Civilian vs civilian
The way the word ‘revolution’ is being thrown around in Pakistani politics these days is comical and tragic at the same time
The way the word ‘revolution’ is being thrown around in Pakistani politics these days is comical and tragic at the same time. Two ‘revolutions’ Inqilab March (Revolution March) and Azadi March (Freedom March) are being led these days in Islamabad by Pakistan Awami Tehreek (PAT) chief Dr Muhammad Tahir-ul-Qadri and chairman of Pakistan Tehreek-i-Insaf (PTI) Imran Khan respectively.
Pakistani supporters of Pakistan Awami Tehreek (PAT) political party leader, Canadian-based cleric Tahir-ul-Qadri, shout slogans during a protest following clashes with police in Lahore on August 9, 2014. Pic/AFP
Dr Qadri and his workers staged a sit-in because more than a dozen of his workers were killed during police action in Lahore back in June. The police and government refused to register an FIR until yesterday. The FIR has been registered against Prime Minister Nawaz Sharif, and his brother Chief Minister Punjab Shahbaz Sharif, amongst others. While Dr Qadri’s demand to register this FIR is legitimate, many are wondering at the drama being played out on the streets of Islamabad.
On the other hand, Imran Khan wants Prime Minister Mian Nawaz Sharif to resign period. He has not only used filthy language for the prime minister and elected parliamentarians but the way he has addressed his opponents during his countless speeches in the past two weeks is unbecoming of a national ‘leader’. While both Qadri and Khan have succeeded in exerting enormous pressure on the government by staging a sit-in in front of Parliament House with thousands of their supporters, many believe they want to wrap up the entire democratic set-up. There is also speculation that violence may ensue if Qadri and Khan’s supporters decide to storm the buildings in the Red Zone.
If we take a look at the cast of usual suspects at both marches, we see the Chaudhry brothers of Q-League fame flanking Dr Qadri and Sheikh Rasheed et al at Khan’s protest. Those who are familiar with these characters know their strings are pulled by the powers that be. As Awami National Party’s (ANP’s) Bushra Gohar puts it, “All the king’s men have joined hands and are working on a prepared script.”
In the best case scenario, the prime minister will survive the recent crisis but he will lose a lot of his authority, which he had been trying to assert vis-à-vis the powerful establishment. In this case, it means that the civilians on the streets were successful in bringing down the civilians in the corridors of power. If the government survives, PM Sharif will not emerge as a winner. He would be considerably weakened, especially on the foreign policy front.

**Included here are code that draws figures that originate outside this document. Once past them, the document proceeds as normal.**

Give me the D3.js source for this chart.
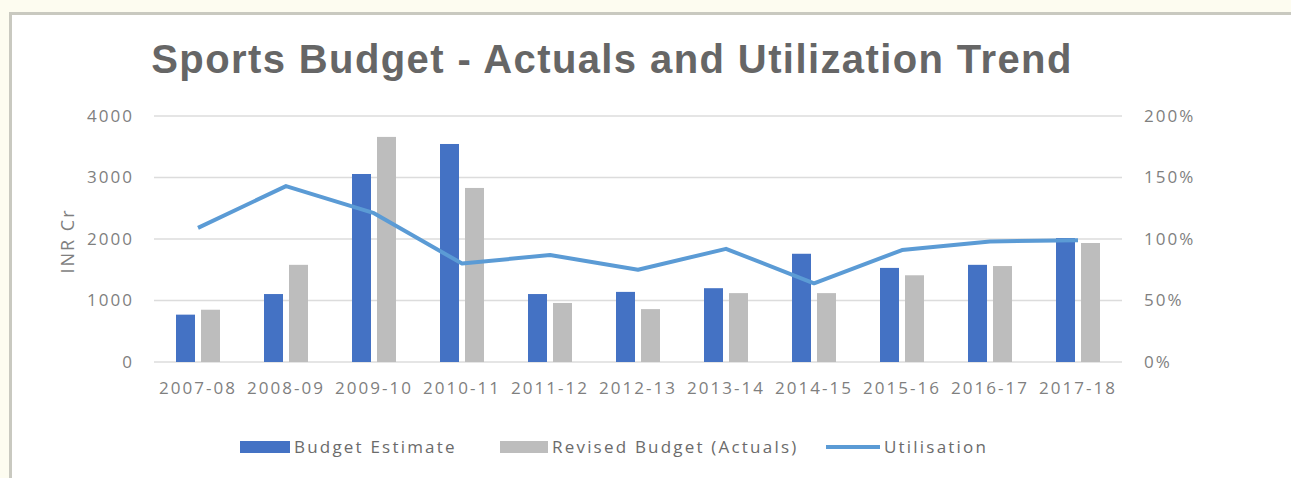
<!DOCTYPE html>
<html>
<head>
<meta charset="utf-8">
<script src="https://cdn.jsdelivr.net/npm/d3@7"></script>
<style>
  html, body { margin: 0; padding: 0; background: #fdfcf0; }
  svg { display: block; }
</style>
</head>
<body>
<script>
// chart data
var years = ["2007-08", "2008-09", "2009-10", "2010-11", "2011-12", "2012-13",
             "2013-14", "2014-15", "2015-16", "2016-17", "2017-18"];
var budget_estimate = [770, 1105, 3057, 3545, 1105, 1140, 1200, 1760, 1530, 1580, 2015];
var revised_budget  = [850, 1580, 3660, 2830, 960, 860, 1120, 1120, 1410, 1560, 1935];
var utilisation     = [1.09, 1.43, 1.21, 0.80, 0.87, 0.75, 0.92, 0.64, 0.91, 0.98, 0.99];
var left_ticks = [0, 1000, 2000, 3000, 4000];
var right_ticks = [0, 0.5, 1, 1.5, 2];

var series_names = ["Budget Estimate", "Revised Budget (Actuals)"];
var series_colors = ["#4472c4", "#bdbdbd"];
var line_color = "#5b9bd5";

var width = 1291, height = 478;
var margin = {left: 154, right: 169, top: 116, bottom: 116};

var svg = d3.select("body").append("svg")
            .attr("width", width).attr("height", height);

// panel with border
svg.append("rect")
   .attr("x", 10.5).attr("y", 13.5)
   .attr("width", width).attr("height", height)
   .attr("fill", "#ffffff")
   .attr("stroke", "#c9c9c0")
   .attr("stroke-width", 3);

// title
svg.append("text")
   .attr("x", 612).attr("y", 73)
   .attr("text-anchor", "middle")
   .attr("font-family", "Liberation Sans, Arial, sans-serif")
   .attr("font-weight", "bold")
   .attr("font-size", 40)
   .attr("letter-spacing", 1.4)
   .attr("fill", "#666666")
   .text("Sports Budget - Actuals and Utilization Trend");

var x = d3.scaleBand()
          .domain(years)
          .range([margin.left, width - margin.right])
          .paddingInner(0.5)
          .paddingOuter(0.25);

var xSub = d3.scaleBand()
             .domain([0, 1])
             .range([0, x.bandwidth()])
             .paddingInner(0.24);

var y = d3.scaleLinear()
          .domain([0, 4000])
          .range([height - margin.bottom, margin.top]);

var y2 = d3.scaleLinear()
           .domain([0, 2])
           .range([height - margin.bottom, margin.top]);

var tickFont = "Open Sans, sans-serif";

// gridlines
svg.append("g").selectAll("line.grid")
   .data(left_ticks).enter().append("line")
   .attr("class", "grid")
   .attr("x1", margin.left).attr("x2", width - margin.right)
   .attr("y1", function(d) { return y(d); })
   .attr("y2", function(d) { return y(d); })
   .attr("stroke", "#dcdcdc")
   .attr("stroke-width", 1.5);

// left axis
var leftAxis = svg.append("g")
   .attr("transform", "translate(" + (margin.left - 8) + ",0)")
   .call(d3.axisLeft(y).tickValues(left_ticks).tickSize(0).tickPadding(12)
           .tickFormat(d3.format("d")));
leftAxis.select(".domain").remove();

// right axis
var rightAxis = svg.append("g")
   .attr("transform", "translate(" + (width - margin.right + 8) + ",0)")
   .call(d3.axisRight(y2).tickValues(right_ticks).tickSize(0).tickPadding(14)
           .tickFormat(d3.format(".0%")));
rightAxis.select(".domain").remove();

// bottom axis
var bottomAxis = svg.append("g")
   .attr("transform", "translate(0," + (height - margin.bottom) + ")")
   .call(d3.axisBottom(x).tickSize(0).tickPadding(20));
bottomAxis.select(".domain").remove();

svg.selectAll(".tick text")
   .attr("font-family", tickFont)
   .attr("font-size", 17)
   .attr("letter-spacing", 2)
   .attr("fill", "#7f7f7f");

// y axis title
svg.append("text")
   .attr("transform", "translate(74,241) rotate(-90)")
   .attr("text-anchor", "middle")
   .attr("font-family", tickFont)
   .attr("font-size", 18)
   .attr("letter-spacing", 2)
   .attr("fill", "#7f7f7f")
   .text("INR Cr");

// bars
var seriesData = [budget_estimate, revised_budget];
var groups = svg.append("g").selectAll("g.year")
   .data(years).enter().append("g")
   .attr("class", "year")
   .attr("transform", function(d) { return "translate(" + x(d) + ",0)"; });

groups.selectAll("rect")
   .data(function(d, i) { return seriesData.map(function(s, k) { return {k: k, v: s[i]}; }); })
   .enter().append("rect")
   .attr("x", function(d) { return xSub(d.k); })
   .attr("width", xSub.bandwidth())
   .attr("y", function(d) { return y(d.v); })
   .attr("height", function(d) { return y(0) - y(d.v); })
   .attr("fill", function(d) { return series_colors[d.k]; });

// utilisation line
var line = d3.line()
   .x(function(d, i) { return x(years[i]) + x.bandwidth() / 2; })
   .y(function(d) { return y2(d); });

svg.append("path")
   .datum(utilisation)
   .attr("d", line)
   .attr("fill", "none")
   .attr("stroke", line_color)
   .attr("stroke-width", 4)
   .attr("stroke-linejoin", "round");

// legend
var legendY = 447;
var legend = svg.append("g");
var legendItems = [
  {label: series_names[0], type: "rect", color: series_colors[0], x: 240, w: 50},
  {label: series_names[1], type: "rect", color: series_colors[1], x: 500, w: 48},
  {label: "Utilisation", type: "line", color: line_color, x: 826, w: 54}
];

legendItems.forEach(function(d) {
  if (d.type == "rect")
  {
    legend.append("rect")
          .attr("x", d.x).attr("y", legendY - 6)
          .attr("width", d.w).attr("height", 12)
          .attr("fill", d.color);
  }
  else
  {
    legend.append("line")
          .attr("x1", d.x).attr("x2", d.x + d.w)
          .attr("y1", legendY).attr("y2", legendY)
          .attr("stroke", d.color)
          .attr("stroke-width", 4);
  }
  legend.append("text")
        .attr("x", d.x + d.w + 4)
        .attr("y", legendY + 6)
        .attr("font-family", tickFont)
        .attr("font-size", 17)
        .attr("letter-spacing", 2.2)
        .attr("fill", "#6b6b6b")
        .text(d.label);
});
</script>
</body>
</html>
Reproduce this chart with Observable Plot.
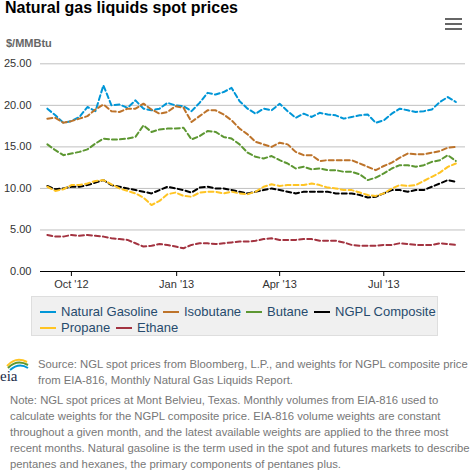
<!DOCTYPE html>
<html>
<head>
<meta charset="utf-8">
<script src="https://cdn.jsdelivr.net/npm/d3@7"></script>
<script src="https://cdn.jsdelivr.net/npm/@observablehq/plot@0.6"></script>
<style>
  html, body { margin: 0; padding: 0; background: #fff; }
  body { width: 472px; height: 471px; position: relative; overflow: hidden; font-family: "Liberation Sans", Arial, sans-serif; }
  #title { position: absolute; left: 5px; top: -1px; font-size: 16px; font-weight: bold; color: #000; white-space: nowrap; }
  #menu { position: absolute; left: 445px; top: 18px; width: 17px; }
  #menu div { height: 2px; background: #666; margin-bottom: 3px; }
  #unit { position: absolute; left: 6px; top: 37px; font-size: 11px; font-weight: bold; color: #666; }
  #chart { position: absolute; left: 0; top: 50px; }
  #legend { position: absolute; left: 31px; top: 296px; width: 405px; height: 38px; background: #f0f0f0; border: 1px solid #dedede; }
  .li { position: absolute; font-size: 13px; color: #274b6d; white-space: nowrap; line-height: 15px; }
  .li span.sw { display: inline-block; width: 16px; height: 2px; vertical-align: middle; margin-right: 5px; position: relative; top: -1px; }
  #source { position: absolute; left: 38px; top: 356px; font-size: 11.3px; color: #777; line-height: 16px; white-space: nowrap; }
  #note { position: absolute; left: 10px; top: 392px; font-size: 11.3px; color: #777; line-height: 16px; white-space: nowrap; }
  #logo { position: absolute; left: 0; top: 355px; }
</style>
</head>
<body>
<div id="title">Natural gas liquids spot prices</div>
<div id="menu"><div></div><div></div><div></div></div>
<div id="unit">$/MMBtu</div>
<div id="chart"></div>
<div id="legend"></div>
<svg id="logo" width="32" height="30" viewBox="0 0 32 30">
  <path d="M7 11 Q16 1 27 7" fill="none" stroke="#ffc423" stroke-width="2"/>
  <path d="M8 13 Q17 4 28 10" fill="none" stroke="#5d9732" stroke-width="2"/>
  <path d="M10 15 Q19 7 28 13" fill="none" stroke="#0096d7" stroke-width="2"/>
  <text x="0" y="26" font-family="Liberation Serif, serif" font-size="15" fill="#1a2a4a">eia</text>
</svg>
<div id="source">Source: NGL spot prices from Bloomberg, L.P., and weights for NGPL composite price<br>from EIA-816, Monthly Natural Gas Liquids Report.</div>
<div id="note">Note: NGL spot prices at Mont Belvieu, Texas. Monthly volumes from EIA-816 used to<br>calculate weights for the NGPL composite price. EIA-816 volume weights are constant<br>throughout a given month, and the latest available weights are applied to the three most<br>recent months. Natural gasoline is the term used in the spot and futures markets to describe<br>pentanes and hexanes, the primary components of pentanes plus.</div>
<script>
// Weekly readings (week starting Monday), from 2012-09-10
const firstWeek = "2012-09-10";
const seriesNames = ["Natural Gasoline", "Isobutane", "Butane", "NGPL Composite", "Propane", "Ethane"];
const seriesColors = ["#0096d7", "#bd732a", "#5d9732", "#000000", "#ffc423", "#a33340"];

const naturalGasoline = [19.6,18.8,17.9,18.1,18.6,19.8,19.3,22.4,20.0,20.1,19.7,20.6,19.6,19.4,19.6,20.3,20.0,19.9,19.3,20.3,21.5,21.3,21.6,22.1,20.5,19.6,19.0,19.6,19.4,20.2,19.3,18.5,19.0,18.6,19.1,18.9,18.8,18.4,18.6,18.8,18.9,17.9,18.2,19.0,19.6,19.4,19.2,19.3,19.5,20.4,21.0,20.4];
const isobutane = [18.4,18.5,17.9,18.1,18.4,18.7,19.5,20.1,19.3,19.2,19.6,19.6,20.2,19.5,19.0,19.2,19.9,19.7,18.0,18.7,19.4,19.4,18.9,18.2,17.2,16.5,15.6,15.3,15.0,15.5,15.3,14.4,14.0,14.0,13.3,13.4,13.4,13.4,13.4,13.0,12.6,12.2,12.7,13.1,13.7,14.2,14.1,14.1,14.3,14.5,14.9,15.0];
const butane = [15.3,14.6,14.0,14.2,14.4,14.7,15.4,16.0,15.9,15.9,16.0,16.2,17.6,16.8,17.1,17.2,17.2,17.3,15.9,16.3,16.9,16.8,16.2,16.0,15.3,14.3,13.8,13.6,13.9,13.4,13.0,12.4,12.6,12.3,12.4,12.2,12.2,12.0,12.0,11.7,11.0,11.3,11.8,12.4,12.8,12.8,12.6,12.8,13.2,13.4,14.0,13.3];
const ngplComposite = [10.3,9.9,10.0,10.2,10.2,10.4,10.7,11.0,10.4,10.2,10.0,9.8,9.6,9.4,9.8,10.2,10.0,9.8,9.5,10.1,10.2,10.0,10.0,9.8,9.6,9.4,9.6,9.8,10.0,9.8,9.6,9.4,9.6,9.6,9.6,9.6,9.4,9.4,9.4,9.2,8.9,9.0,9.4,9.8,9.8,9.6,9.8,9.8,10.2,10.6,11.0,10.8];
const propane = [10.2,9.7,9.9,10.4,10.4,10.6,10.9,11.0,10.5,10.0,9.7,9.4,8.9,8.0,8.5,9.3,9.5,9.1,9.0,9.5,9.6,9.6,9.4,9.6,9.4,9.3,9.6,10.2,10.5,10.3,10.4,10.4,10.4,10.6,10.4,10.1,10.0,9.8,9.8,9.5,9.2,9.1,9.4,10.0,10.4,10.3,10.4,10.9,11.4,11.9,12.6,13.0];
const ethane = [4.4,4.2,4.2,4.4,4.3,4.4,4.3,4.2,4.0,3.9,3.8,3.4,3.0,3.1,3.3,3.2,3.0,2.8,3.2,3.4,3.4,3.3,3.4,3.5,3.6,3.6,3.7,3.9,4.0,3.8,3.8,3.8,3.9,3.9,3.7,3.7,3.7,3.5,3.2,3.1,3.1,3.1,3.2,3.2,3.4,3.3,3.2,3.2,3.2,3.4,3.3,3.2];

const yTicks = [0, 5, 10, 15, 20, 25];
const xTickDates = ["2012-10-01", "2013-01-01", "2013-04-01", "2013-07-01"];
const xDomain = ["2012-09-04", "2013-09-10T10:00"];

const allSeries = [naturalGasoline, isobutane, butane, ngplComposite, propane, ethane];
const start = new Date(firstWeek + "T00:00Z");
const rows = [];
allSeries.forEach((vals, si) => {
  vals.forEach((v, i) => rows.push({series: seriesNames[si], date: d3.utcDay.offset(start, 7 * i), value: v}));
});

const fmt = d3.utcFormat("%b '%y");
const chart = Plot.plot({
  width: 472,
  height: 244,
  marginLeft: 40,
  marginRight: 7,
  marginTop: 13.3,
  marginBottom: 23,
  style: {fontFamily: "Liberation Sans, Arial, sans-serif", fontSize: "11px", color: "#333", background: "transparent"},
  x: {type: "utc", domain: xDomain.map(s => new Date(s.includes("T") ? s + "Z" : s + "T00:00Z"))},
  y: {domain: [0, 25]},
  color: {domain: seriesNames, range: seriesColors},
  marks: [
    Plot.ruleY(yTicks.filter(d => d > 0), {stroke: "#c0c0c0", strokeWidth: 1}),
    Plot.axisY({ticks: yTicks, tickFormat: d => d.toFixed(2), tickSize: 0, tickPadding: 9, label: null, fill: "#333"}),
    Plot.axisX({ticks: xTickDates.map(s => new Date(s + "T00:00Z")), tickFormat: fmt, tickSize: 5, tickPadding: 4, label: null, stroke: "#000", fill: "#333"}),
    Plot.line(rows, {x: "date", y: "value", z: "series", stroke: "series", strokeWidth: 2, strokeDasharray: "5,3", strokeLinejoin: "round", curve: "linear"}),
    Plot.ruleY([0], {stroke: "#000", strokeWidth: 1})
  ]
});
document.getElementById("chart").appendChild(chart);

// legend
const legend = document.getElementById("legend");
const pos = [[8, 7], [131, 7], [214, 7], [282, 7], [8, 23], [84, 23]];
seriesNames.forEach((name, i) => {
  const el = document.createElement("div");
  el.className = "li";
  el.style.left = pos[i][0] + "px";
  el.style.top = pos[i][1] + "px";
  el.innerHTML = `<span class="sw" style="background:${seriesColors[i]}"></span>${name}`;
  legend.appendChild(el);
});
</script>
</body>
</html>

It is believed that Sharif is being ‘cut to size’ for several reasons, especially because of his insistence on trying General Musharraf for treason and moves for regional peace. Most analysts believe it is because of these reasons that the establishment was unhappy with the Sharif government. The prime minister has met the army chief twice in three days.
In the worst case scenario, Qadri and Khan’s mobs can go out of control and create a situation leading to the breakdown of the constitutional machinery, which will provide the military the opportunity to once again emerge as political arbiters. Whether it will act in the mode of General Kakar or General Musharraf is an open question.